Overview
Eleante is a two-year-old eCommerce fashion brand specializing in footwear and apparel, with a focus on the "old money" aesthetic. The business has generated $314,000 in revenue over the last 12 months, with a 20% profit margin and an average order value (AOV) of $173.66. The company claims a 38% repeat customer rate with 5,000+ email subscribers and maintains a trademark for its brand name. While the business demonstrates promising revenue streams, concerns arise regarding its operational efficiency, customer experience, and growth scalability.
Key Insights
Website Performance & Metrics
Branded Website & Product Variety: Eleante presents a well-branded online presence, offering a mix of in-house and drop-shipped products. The main revenue driver (loafers) is drop-shipped but fully customized.
Average Order Value (AOV): A strong AOV of $173.66 suggests high-ticket purchases, but without customer lifetime value (CLV) data, it's unclear how sustainable these purchases are.
Customer Loyalty: A 38% repeat customer rate without ad spend is a strong indicator of organic retention, which could be leveraged for scalable growth.
Trustpilot Sentiment: The business has 71 reviews, with 68% being 5-star ratings but 24% at 1-star, mainly citing product quality concerns and poor customer service.
Financial Performance
Revenue & Profitability: Eleante reports $314,000 in annual revenue and $62,800 in profit, translating to a 20% profit margin. However, the valuation multiples (0.9x profit and 0.2x revenue) suggest a low perceived market value, likely due to concerns over operational stability.
Stock & Fulfillment: The company holds $6,000 in wholesale stock, but primary revenue comes from dropshipping. The reliance on Chinese suppliers poses risks related to shipping delays, product quality, and return logistics.
Marketing & Customer Acquisition
Organic Growth Potential: Eleante has scaled without ad spend, indicating strong word-of-mouth and organic customer loyalty.
Influencer & Social Proof: The brand has leveraged Instagram marketing, but negative reviews highlight potential overpromising in advertising.
Scalability Concerns: With no substantial paid acquisition history, it’s unclear how the business would perform under a paid marketing strategy.
Operational Efficiency
Customer Service Issues: Several reviews complain about long refund processing times (6+ weeks) and poor responsiveness to customer inquiries. This suggests inefficiencies in support systems, likely leading to lost repeat business.
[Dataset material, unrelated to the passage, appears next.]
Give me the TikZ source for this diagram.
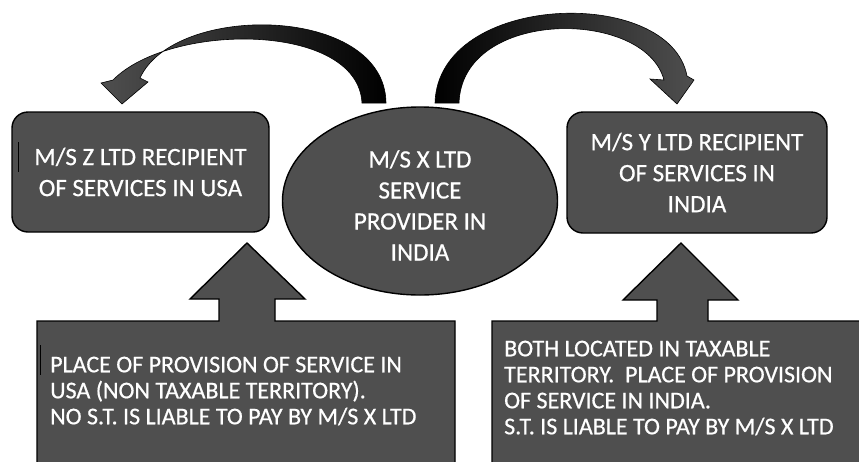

Sizing & Product Quality Issues: Multiple customers report sizing discrepancies and poor product quality, indicating potential weaknesses in supplier quality control.
Logistics & Delivery: Some orders have taken over 28 days for fulfillment, which significantly impacts customer satisfaction.
Legal & Compliance
Trademark Protection: The company holds a trademark for its brand name, offering some intellectual property security.
Returns & Refunds Policy: The return process is inefficient, requiring customers to pay for international returns, which contributes to negative feedback.
Supplier & Import Dependencies: The business primarily sources from China, which could pose compliance risks related to customs, taxes, and potential supply chain disruptions.
Challenges Identified
Customer Service & Refund Processing Issues: Delays in processing refunds (6+ weeks) negatively impact brand reputation and retention.
Product Quality & Sizing Inconsistencies: Some items do not meet expectations, with complaints about shoes fitting smaller than advertised.
Long Shipping Times & Supply Chain Dependence: 28-day delivery times from China lead to customer dissatisfaction.
Lack of Detailed Financial Transparency: No verified financial statements have been provided, requiring further discussions with the seller.
Limited Paid Marketing Data: The business has scaled organically, but paid advertising performance remains unknown, making growth projections uncertain.
Low Valuation Multiples: The 0.9x profit multiple and 0.2x revenue multiple suggest either a distressed sale or deeper underlying issues.
Recommendations
Request Full Financial Documentation
Obtain detailed revenue and profit records for the past 12-24 months, including customer acquisition costs (CAC) and gross margin breakdown.
Assess Product Quality & Supplier Terms
Investigate supplier agreements to ensure better quality control and faster shipping times.
Order sample products to evaluate quality firsthand.
Improve Customer Service & Returns Process
Implement faster refund processing to build trust.
Consider a localized returns solution (e.g., UK-based processing) instead of international returns.
Test Paid Marketing Viability
Run small-scale paid campaigns to test customer acquisition costs and ROAS (return on ad spend) before scaling.
Clarify Seller’s Reason for Selling
Directly ask the seller why they are exiting, particularly given the low valuation multiples.
Conclusion
Eleante presents an interesting acquisition opportunity with strong organic traction, a niche fashion audience, and promising repeat customer rates. However, critical operational challenges, including product quality control, refund processing inefficiencies, and shipping delays, need immediate attention. The business's low valuation suggests potential risks that require further financial and operational due diligence before making a purchase decision.